By Betsy DiJulio
With some 35 plant-based dishes (and still more that are vegetarian)—mezze, soups, salads, wraps, entrees, sides, and desserts—Baladi Mediterranean Café is a vegan’s veritable playground. They even offer vegan wine. In fact, Wednesdays celebrate our lifestyle with complimentary falafel for each guest and a 50% discount on a bottle of vegan wine with the purchase of a pair of entrees.
Feeling more like a boutique restaurant than a café, and offering booth, table, and bar seating, Baladi’s ambiance is appealingly darkened and cozy and its service friendly and prompt. Every time I have visited, it is with the intention of trying one of these seductive-sounding vegan entrées (though there are more): Falafel-Encrusted Tofu ($13.50/17.99), Lentil and Quinoa Patty ($11.99/16.99), or the Heavenly Veggie Patty ($12.99/17.99).
And every time, I can’t make up my mind. So, I choose instead their earthy and golden lentil soup into which I dip their puffy mini-disks of pita bread, or falafel, maybe some tabbouleh or muhammara, perhaps kale salad with their addicting quinoa and almond pesto, a bite of someone’s brown rice and lentil pilaf with caramelized onions, olives or, of course, their creamy-tangy hummus. With a “create your own” option that includes nonstandard ingredients and premium salad toppings like the pesto, a veggie patty, or a lentil and quinoa patty, it would be understandable if you never made it past the salad section.

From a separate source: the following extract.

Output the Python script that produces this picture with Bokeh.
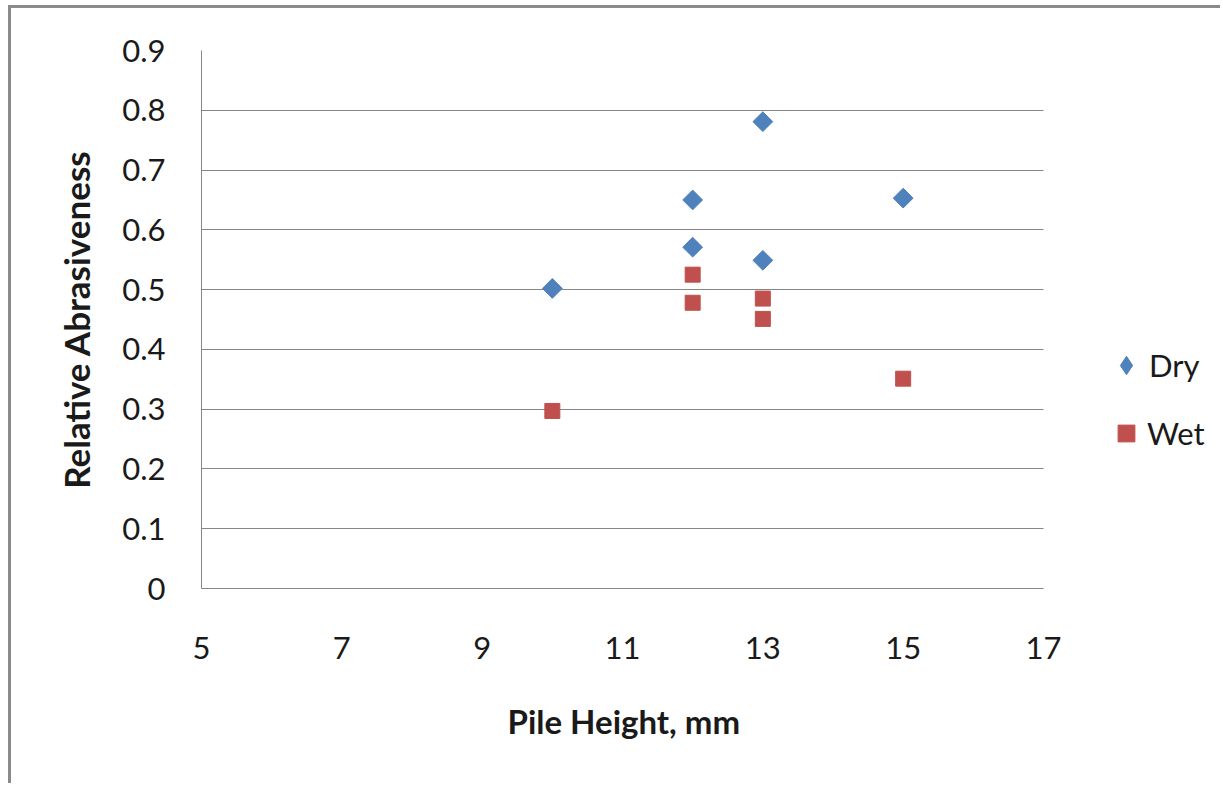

But I encourage you to. On a recent afternoon, particularly ravenous after the school day, I popped in for a late lunch at the bar—which turned out to be enough food for two lunches—and asked my server which of the three vegan entrees on my radar she would recommend. Without hesitation she claimed that the Lentil and Quinoa Patty is “the best.” I promptly ordered it, nibbling on those pita puffs while I waited.
I don’t know if it is the best because I still need to return to sample the other two, but it was outrageously delicious and, as I mentioned, bountiful. The patty is served atop a bed of grilled vegetables with a side of tabbouleh. The tabbouleh was lemony and herby with a generous amount of parsley, which I think is underrated. It got a bad wrap as a ubiquitous garnish years ago, but adds so much freshness, color, and texture to a dish. The patty is a blend of red split lentils organic quinoa, diced onions, tomato paste, and spices. Not dense and burger-like, it is a softer style that still holds together will. The grilled vegetables include hunks of red onion, peppers, squashes and Roma tomatoes.
Not an afterthought, the vegetables brought so much to the dish: a mild charred flavor, toothsome juiciness, and a rich rainbow of colors. In fact, I think what sets Baladi apart is that while the food feels like approachable home cooking, it is elevated not only be presentation, but by always a little something extra: a layer of flavor or an unexpected ingredient. Never contrived or fussy, it just seems thoughtful like a veggie patty that is made “heavenly” in part by the addition of artichoke hearts and a side of eggplant puree. Or a tofu patty that is not only encrusted with organic falafel, but is served over Sabanekh, which is not just sautéed spinach, but spinach sautéed with diced red onions, sumac, and lemon-olive oil.
Redolent of Mediterranean spices, pomegranate molasses, grilled this, and caramelized that, those of us of the vegan and plant-based persuasion can happily return many times with our vegetarian and omni friends and never order the same dish twice. And I plan to.